Before creating a new event, it is important to ensure you have enabled push notifications for the template that you intend to use along with this event. Please refer to the instructions in “How to Enable Push Notifications for a Template” in the section above.
In the main menu, select “Events & Notifications”.
Select the “Entity” for which you want to define an event from the Entity dropdown.
Click the “Create Event” button. The slide out with the properties should appear.
Give the event an “Event Code”. Note: the event code will be used internally by the system and should not contain any spaces or special characters.
Give the event an “Event Name”. This is a user-friendly name used to identify the event within the system and UI.
Type in a description of the event. Again this helps identify the purpose of this event within the system UI so users know what it was created for.

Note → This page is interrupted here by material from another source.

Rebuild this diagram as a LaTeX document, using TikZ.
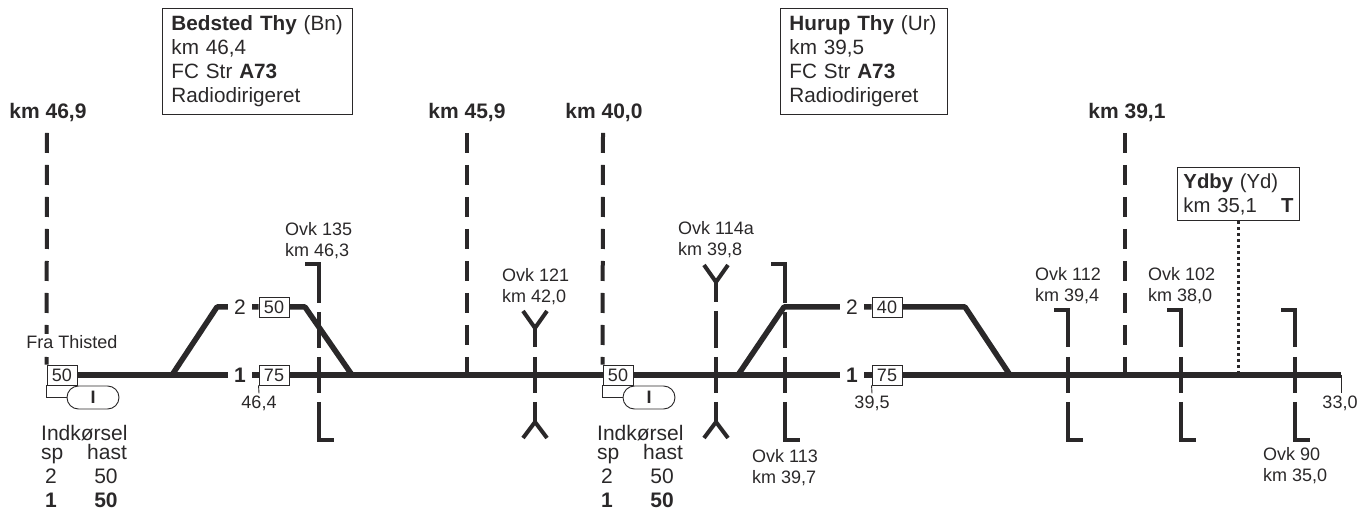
\documentclass[tikz,border=0pt]{standalone}
\usepackage{fontspec}
\setmainfont{Liberation Sans}
\usepackage{tikz}
\usetikzlibrary{calc,positioning,shapes.misc}
\definecolor{ink}{HTML}{2A2829}
\tikzset{
  track/.style={draw=ink,line width=5.5pt},
  kmline/.style={draw=ink,line width=4pt,dash pattern=on 20pt off 12pt},
  ovktall/.style={draw=ink,line width=4pt,dash pattern=on 39pt off 9pt on 36pt off 9pt on 36pt off 9pt on 38pt off 9pt},
  ovklow/.style={draw=ink,line width=4pt,dash pattern=on 37pt off 10pt on 36pt off 9pt on 37pt off 9pt},
  ovkforka/.style={draw=ink,line width=4pt,dash pattern=on 19pt off 10pt on 36pt off 9pt on 20pt off 9pt},
  ovkforkb/.style={draw=ink,line width=4pt,dash pattern=on 20pt off 9pt on 37pt off 9pt on 36pt off 9pt on 20pt off 9pt},
  ovkend/.style={draw=ink,line width=4pt},
  thin/.style={draw=ink,line width=0.9pt},
  speedbox/.style={draw=ink,fill=white,line width=0.9pt,minimum width=30pt,minimum height=20pt,inner sep=0pt,text=ink,font=\fontsize{18}{21}\selectfont},
  tracknum/.style={minimum width=24pt,inner sep=0pt,text=ink,font=\fontsize{21}{24}\selectfont},
  stationbox/.style={draw=ink,line width=0.9pt,anchor=north west,align=left,inner xsep=9pt,inner ysep=0pt,text=ink,font=\fontsize{20.7}{24}\selectfont},
  kmlabel/.style={text=ink,inner sep=0pt,font=\bfseries\fontsize{21}{24}\selectfont},
  ovk/.style={text=ink,inner sep=0pt,anchor=west,align=left,font=\fontsize{18}{21}\selectfont},
  small/.style={text=ink,inner xsep=0pt,inner ysep=2pt,font=\fontsize{18}{21}\selectfont},
  tabletext/.style={text=ink,inner sep=0pt,anchor=base,font=\fontsize{21}{24}\selectfont},
  pill/.style={draw=ink,rounded rectangle,line width=0.9pt,minimum width=52pt,minimum height=23pt,inner sep=0pt,text=ink,font=\bfseries\fontsize{18}{21}\selectfont}
}
\begin{document}
\begin{tikzpicture}[x=1pt,y=-1pt]
    \useasboundingbox (0,0) rectangle (1360,510);
    % stations
    \node[stationbox,text width=172pt,minimum height=106pt] (bedsted) at (162,8)
      {\textbf{Bedsted Thy} (Bn)\\km 46,4\\FC Str \textbf{A73}\\Radiodirigeret};
    \node[stationbox,text width=149pt,minimum height=106pt] (hurup) at (780,8)
      {\textbf{Hurup Thy} (Ur)\\km 39,5\\FC Str \textbf{A73}\\Radiodirigeret};
    \node[stationbox,inner xsep=6pt,text width=110pt,minimum height=53pt,font=\fontsize{20.3}{24}\selectfont] (ydby) at (1177,167)
      {\textbf{Ydby} (Yd)\\km 35,1\hfill\textbf{T}};
    % km labels
    \node[kmlabel] (kmA) at (48,113) {km 46,9};
    \node[kmlabel] (kmB) at (467,113) {km 45,9};
    \node[kmlabel] (kmC) at (604,113) {km 40,0};
    \node[kmlabel] (kmD) at (1127,113) {km 39,1};
    % tracks, speed boxes
    \node[speedbox] (sigA) at (62,375) {50};
    \node[speedbox] (sigB) at (618,375) {50};
    \node[tracknum] (numA2) at (240,307) {2};
    \node[tracknum,font=\bfseries\fontsize{21}{24}\selectfont] (numA1) at (240,375) {1};
    \node[tracknum] (numB2) at (852,307) {2};
    \node[tracknum,font=\bfseries\fontsize{21}{24}\selectfont] (numB1) at (852,375) {1};
    \node[speedbox] (boxA2) at (274,307) {50};
    \node[speedbox] (boxA1) at (274,375) {75};
    \node[speedbox] (boxB2) at (887,307) {40};
    \node[speedbox] (boxB1) at (887,375) {75};
    \coordinate (endline) at (1341,375);
    \coordinate (jA1) at (172,375);
    \coordinate (jA2) at (217,307);
    \coordinate (jA3) at (305,307);
    \coordinate (jA4) at (352,375);
    \coordinate (jB1) at (738,375);
    \coordinate (jB2) at (784,307);
    \coordinate (jB3) at (965,307);
    \coordinate (jB4) at (1010,375);
    \path[track]
    (sigA.east) -- (numA1.west)
    (numA1.east) -- (boxA1.west)
    (boxA1.east) -- (sigB.west)
    (sigB.east) -- (numB1.west)
    (numB1.east) -- (boxB1.west)
    (boxB1.east) -- (endline);
    \path[track,line join=round]
    (jA1) -- (jA2) -- (numA2.west)
    (numA2.east) -- (boxA2.west)
    (boxA2.east) -- (jA3) -- (jA4)
    (jB1) -- (jB2) -- (numB2.west)
    (numB2.east) -- (boxB2.west)
    (boxB2.east) -- (jB3) -- (jB4);
    % km lines
    \coordinate (kmAtop) at (47,133);
    \coordinate (kmBtop) at (467,133);
    \coordinate (kmBbot) at (467,375);
    \coordinate (kmCtop) at (603,133);
    \coordinate (kmDtop) at (1125,133);
    \coordinate (kmDbot) at (1125,375);
    \path[kmline] (kmAtop) -- (sigA.north west);
    \path[kmline] (kmBtop) -- (kmBbot);
    \path[kmline] (kmCtop) -- (sigB.north west);
    \path[kmline] (kmDtop) -- (kmDbot);
    \node[small,fill=white,inner ysep=1pt] (frathisted) at (72,342) {Fra Thisted};
    \coordinate (ydbyfoot) at (ydby.south -| 1238,0);
    \coordinate (ydbytrack) at (1238,372);
    \draw[ink,line width=3pt,dash pattern=on 3pt off 3pt] (ydbyfoot) -- (ydbytrack);
    % level crossings, hooks
    \foreach \x/\top/\kind in {319/264/ovktall,785/264/ovktall,1068/310/ovklow,1181/310/ovklow,1295/310/ovklow} {
      \coordinate (hookL\x) at (\x-14,\top);
      \coordinate (hookT\x) at (\x,\top);
      \coordinate (hookB\x) at (\x,440);
      \coordinate (hookR\x) at (\x+15,440);
      \path[ovkend,line join=miter] (hookL\x) -- (hookT\x) -- ($(hookT\x)+(0,4)$);
      \path[ovkend,line join=miter] ($(hookB\x)+(0,-4)$) -- (hookB\x) -- (hookR\x);
      \path[\kind] (hookT\x) -- (hookB\x);
    }
    % level crossings, forks
    \foreach \x/\top/\kind in {535/328/ovkforka,716/282/ovkforkb} {
      \coordinate (forkT\x) at (\x,\top);
      \coordinate (forkB\x) at (\x,422);
      \path[ovkend,line join=miter] (\x-12,\top-17) -- (forkT\x) -- (\x+12,\top-17);
      \path[ovkend,line join=miter] (\x-12,438) -- (forkB\x) -- (\x+12,438);
      \path[\kind] (forkT\x) -- (forkB\x);
    }
    % crossing labels
    \node[ovk] (ovk135) at (285,241) {Ovk 135\\km 46,3};
    \node[ovk] (ovk121) at (502,287) {Ovk 121\\km 42,0};
    \node[ovk] (ovk114) at (678,240) {Ovk 114a\\km 39,8};
    \node[ovk] (ovk113) at (752,468) {Ovk 113\\km 39,7};
    \node[ovk] (ovk112) at (1035,286) {Ovk 112\\km 39,4};
    \node[ovk] (ovk102) at (1148,286) {Ovk 102\\km 38,0};
    \node[ovk] (ovk90) at (1263,466) {Ovk 90\\km 35,0};
    % km ticks
    \node[small] (kmtickA) at (259,403) {46,4};
    \node[small] (kmtickB) at (872,403) {39,5};
    \node[small] (kmtickC) at (1340,403) {33,0};
    \draw[thin] (boxA1.south west) -- (kmtickA.north);
    \draw[thin] (boxB1.south west) -- (kmtickB.north);
    \draw[thin] (endline) -- (kmtickC.north -| endline);
    % entry signals and tables
    \foreach \s/\dx in {A/0,B/556} {
      \node[pill] (pill\s) at (93+\dx,397.5) {I};
      \draw[thin] (sig\s.south west) |- (pill\s.west);
      \node[tabletext,anchor=base west] (ind\s) at (41+\dx,440) {Indkørsel};
      \node[tabletext,anchor=base west] (sp\s) at (41+\dx,459) {sp};
      \node[tabletext,anchor=base west] (hast\s) at (87+\dx,459) {hast};
      \node[tabletext] (two\s) at (51+\dx,483) {2};
      \node[tabletext] (twov\s) at (106+\dx,483) {50};
      \node[tabletext,font=\bfseries\fontsize{21}{24}\selectfont] (one\s) at (51+\dx,507) {1};
      \node[tabletext,font=\bfseries\fontsize{21}{24}\selectfont] (onev\s) at (106+\dx,507) {50};
    }
\end{tikzpicture}
\end{document}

Click the “Event Trigger Type” dropdown and select when you would like this event to run. Events can be triggered on creation of a new “thing” instance, on updating or saving a “thing” instance or on deletion or removal of a “thing’ instance.
Click inside the “Events Condition” text area. This will bring up the “Event Condition Logic” builder in a pop-up window.
Click on “Create Rule” if you want to create an event which fulfils a single rule or condition. To create an event based on a combination of rules or conditions, select “Create Group”. This way you can create multiple rules combined with “AND” or “OR”.
For the purpose of this tutorial, let us assume we want to create an event to track any update in the price of the item and alert the end user if there is any change in the list price of the item they have opted to receive notifications for. We’ll select “Create Rule”
Click the first drop down and select “New/Updated” in the “Compare Against” section. This is because we want to compare the newly updated price against the older existing price. If you want to create a condition where you want to compare the old against the new, you could reverse this.
Next select the attribute selector drop down and select the attribute you want to compare. In this use case, we would select the list price.
Next, select the operation. The operators available within the dropdown are determined by the data type of the attribute. In this use case we are going to select “Not Equal To” since we want to track any change in value of the list price field.
Then click the dropdown shown in the screen below. This will ask you whether you want to compare against a specific value that you want to define or compare against the value within a certain field. In this case we’re going to select a field because we want to compare against whatever is currently within that field.
Click on the next drop down and select “Current” as we want to compare the new value against the current value.
Then click on the attribute selector drop down and select the attribute “list price”
Finally, click on the “Save” button to save the condition you have just created.
You should see the code for the condition you have created with the logic builder dropped in the text area for “Event Condition”.